Emily tries to adapt to her new royal surroundings, but feels more comfortable with the castle's butlers and housemaids than she does with her boyfriend's royal family and friends. While in town with Leopold buying Christmas Trees, Emily befriends Poppy, a little orphan girl. Emily is then befriended by Galina, the Baroness of Newbury who she later finds out used to be a commoner like herself. Galina also takes to Poppy right away. The conflict comes to a head when the scheming Queen secretly invites the duchess to the castle for Christmas. With the help of the head butler Victor (Simon Dutton), Emily is schooled in etiquette and then makes a grand entrance at the Christmas ball in a dress she designed herself out of the Queen's old gown. Her happiness is cut short, however, when the Queen discovers her talking with two of the kitchen staff whom she fires immediately. Later, when Leo proposes marriage, Emily, realizing she doesn't fit in, turns down his offer and returns to America.

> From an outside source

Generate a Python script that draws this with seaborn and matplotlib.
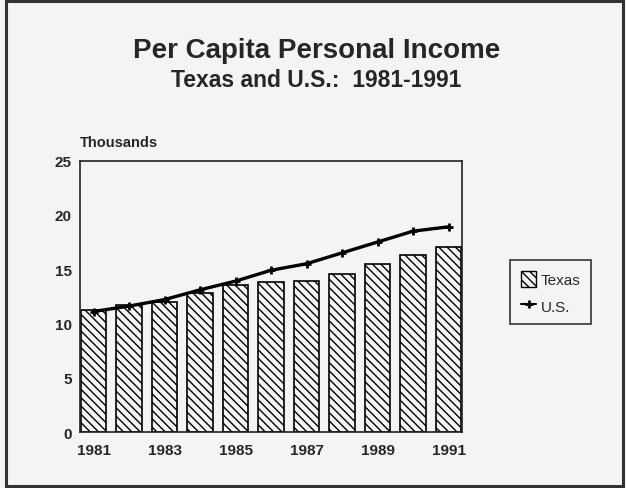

Sometime later, the Queen realizes all the hurt she's caused and remembers her feelings of love for Victor, whose love she rejected years earlier because he was a commoner. Looking to make up for the hurt that she caused, the Queen accompanies her son and Victor to Philadelphia and watches as Leo proposes once again—and this time Emily accepts. The movie ends with Leopold and Emily's wedding with Poppy in attendance with the Baron and Baroness of Newbury who have presumably adopted her.

==Cast==
- Lacey Chabert as Emily Taylor
- Stephen Hagan as Leo James/Prince Leopold
- Jane Seymour as Isadora, Queen of Cordinia
- Katherine Flynn as Natasha, Duchess of Warren (Jane Seymour's real daughter)
- Simon Dutton as Victor
- Mitchell Mullen as Bud Taylor
- Katrina Nare as Toni
- Diana Dumitrescu as Olivia
- Vlad Ianus as Will
- Kate Loustau as Galina, Baroness of Newbury
- Ionut Grama as Kent, Baron of Newbury
- Alice O'Mahoney as Poppy
- Annie Gould as Sister Agatha
- Mihai Niculescu as Grand Duke of Canterbury
- Olivia Krevoy as Teenage Girl

==Production==
A Royal Christmas was filmed on location around Sighişoara, Romania.

==Release==
A Royal Christmas first aired on Hallmark Channel on November 21, 2014.

==Critical response==
In her review for The Hollywood Reporter, Allison Keene gave the film a positive review and found the cast—especially Lacey Chabert and Jane Seymour—all "natural and likable". Keene continued:

A Royal Christmas hits all the notes it should in a diverting way: there's an obligatory ball preparation montage, Emily learning how to waltz thanks to Victor, as well as a show-stopping staircase descent. Lessons are learned, snow falls, and love prevails.

Keene concluded that the film is "one part Cinderella, two parts The Princess Diaries, a dash of Wills and Kate, and a pinch of 'win a trip to Downton Abbey'".